Judge denies lawmaker request for compliance on Epstein files law
Published in News & Features
A federal judge in New York on Wednesday denied a request from the main backers of the Epstein Files Transparency Act to appoint someone to oversee the Justice Department’s efforts to comply with the law.
Judge Paul Engelmayer of the U.S. District Court for the Southern District of New York, issued an opinion that denied a request from Reps. Thomas Massie, R-Ky., and Ro Khanna, D-Calif., to appoint a “Special Master and/or Independent Monitor.”
Engelmayer wrote that questions raised by the lawmakers and the victims “are undeniably important and timely,” and “raise legitimate concerns about whether DOJ is faithfully complying with federal law.”
But he wrote that he has no authority to enforce the Epstein law in the essentially closed criminal case, United States v.

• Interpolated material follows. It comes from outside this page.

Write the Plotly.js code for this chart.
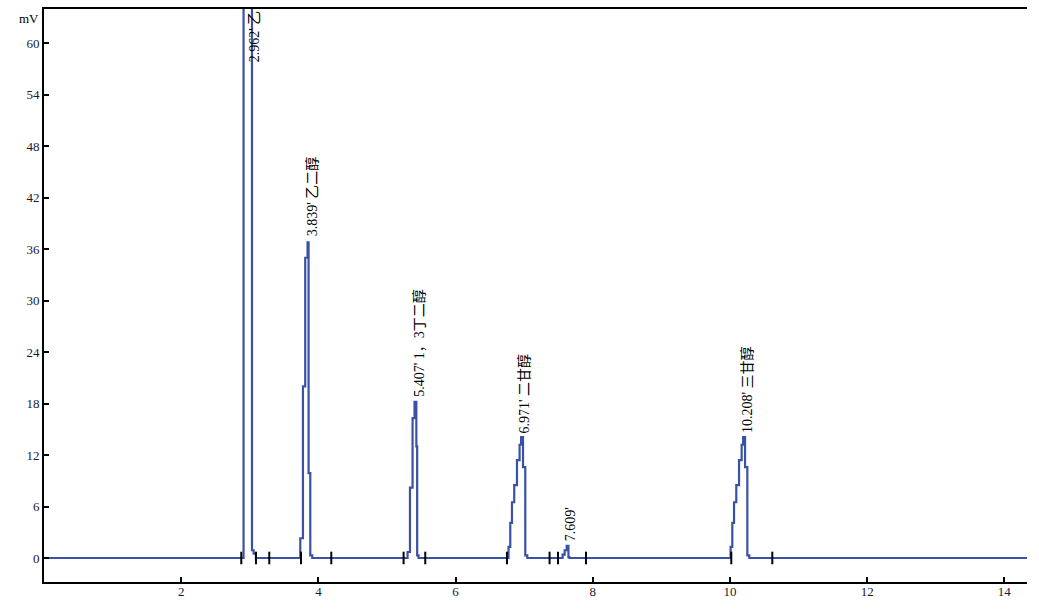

Ghislaine Maxwell, the place lawmakers sought the court action.
“The Representatives have not articulated how the criminal statutes under which Maxwell was charged would empower the Court to enforce the EFTA,” Engelmayer wrote.
The lawmakers also did not cite any case to show that federal district court power to hear criminal cases also “carries with it the authority to superintend enforcement of the EFTA, a civil records-disclosure statute,” the judge wrote. “No provision of the EFTA vests this Court with that authority.”
And Engelmayer also wrote that the lawmakers are not permitted to join the case because they are not a party to the criminal case and “appointment of a neutral to supervise DOJ’s compliance with the EFTA is far afield from any matter pending before the Court.”
The decision does not opine on whether the lawmakers would have the right to initiate a separate lawsuit, a point the Justice Department raised when opposing the appointment of a special master.
“The Representatives are also, of course, at liberty to pursue oversight of DOJ via the tools available to Congress,” Engelmayer wrote.
In November, Congress overwhelmingly passed legislation ordering the release of documents by a mid-December deadline. The department released a trove of investigative documents on the deadline date and published further documents afterward but hasn’t met the statute’s demands that all the records be released by the December deadline.
Massie and Khanna argued in court the Justice Department not only did not meet the deadline, but did not submit a required report to Congress, overly redacted the files it has released, among other compliance complaints.